'Big Six' Energy Firms May Be Broken Up
The energy watchdog has identified a string of concerns over profits, while confirming a competition inquiry into the household supply market.
Ofgem's decision to refer the sector to the new Competition and Markets Authority (CMA) could lead to the so-called 'big six' firms being broken up.
The regulator charted a quadrupling in energy company profits between 2009 and 2012 - a performance disputed as inaccurate by Centrica, the owner of the country's biggest household supplier, British Gas.
Ofgem's State of the Market Assessment accused suppliers of "consistently setting higher prices for consumers who have not switched," suggesting households were not engaging with the market because firms were not trusted to be open and transparent.
The review also reinforced concerns about barriers to entry for independent suppliers.
It found that retail profits soared from £233m in 2009 to £1.1bn in 2012 and disputed suggestions that profit margins were falling by pointing to expectations of rising industry margins and retail profits this year.
Ofgem said there was clear evidence of suppliers becoming more efficient in reducing their own costs, although further evidence would be required to determine whether firms have had the opportunity to earn excess profits.
The market investigation, Ofgem said, would conclusively determine whether there should be more separation between the largest companies' supply businesses and generation arms, in a bid to provide more clarity on earnings.
One of the 'big six, SSE, confirmed on Wednesday it was to legally separate its supply and generation businesses in a bid to improve transparency as it announced a price freeze until January 2016.

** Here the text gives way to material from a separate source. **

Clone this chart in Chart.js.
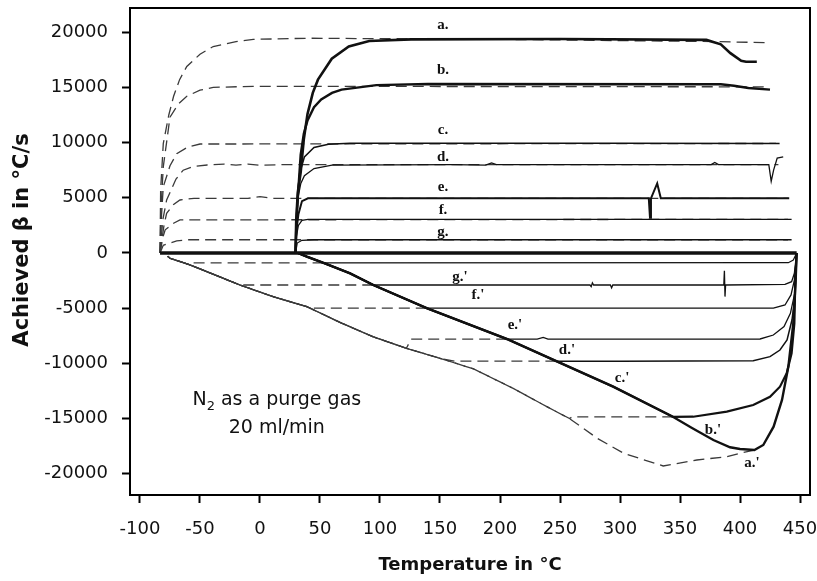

Such a move could be forced on its competitors by the CMA if it decides it would be in the public interest.
While Ofgem found no evidence of collusion on pricing, the review discovered "evidence of possible tacit coordination" in the timing and size of price announcements and new evidence that prices rise faster when costs rise than they reduce when costs fall."
The regulator also confirmed that from June 1 it would substantially increase the level of penalties it imposes on energy firms who break its rules to give "sufficient focus within businesses."
Its chief executive Dermot Nolan said: "Ofgem believes a referral offers the opportunity to once and for all clear the air and decide if there are any further barriers which are preventing competition from bearing down as hard as possible on prices.
"The CMA has powers, not available to Ofgem, to address any structural barriers that would undermine competition.
"Now consumers are protected by our simpler, clearer and fairer reforms, we think a market investigation is in their long-term interests."
News of the competition investigation was welcomed by politicians, consumer groups and by some of the 'big six' firms.
Centrica, which owns the biggest supplier British Gas, said its was committed to "an open, transparent and competitive British energy market" and backed moves to restore trust.
But its statement rejected "any suggestion of possible tacit coordination with other market participants" and insisted the market was already competitive.
Chief executive Sam Laidlaw also sounded a note of caution on the possibility that firms could be forced to split or even sell off their power generation businesses.
He said: "We hope that a lengthy review process will not damage confidence in the market, when over £100bn of investment in new infrastructure is needed.
"A prolonged period of uncertainty could damage investment at a time when Britain's energy security is being seriously challenged."
The energy sector says it invested £11.6bn in 2012 - the equivalent to building 20 Olympic stadiums - to secure power and gas supplies.
E.On's chief executive Tony Cocker said: "A full market investigation by the CMA is the only way to restore full public confidence to the energy sector and depoliticise the whole issue.
"Whilst we have already made a large number of changes such as running our businesses separately, simpler tariffs, simpler bills and further investment in levels of service, a full investigation will once and for all get to the heart of any structural issues that exist or are perceived to exist and help us to all deal with many of the myths and misinformation that surround the energy market."
A seemingly lone voice, critical of the competition inquiry, was the GMB union which represents energy sector workers.
It claimed the investigation was designed to "kick the issue down the road" until after the next election.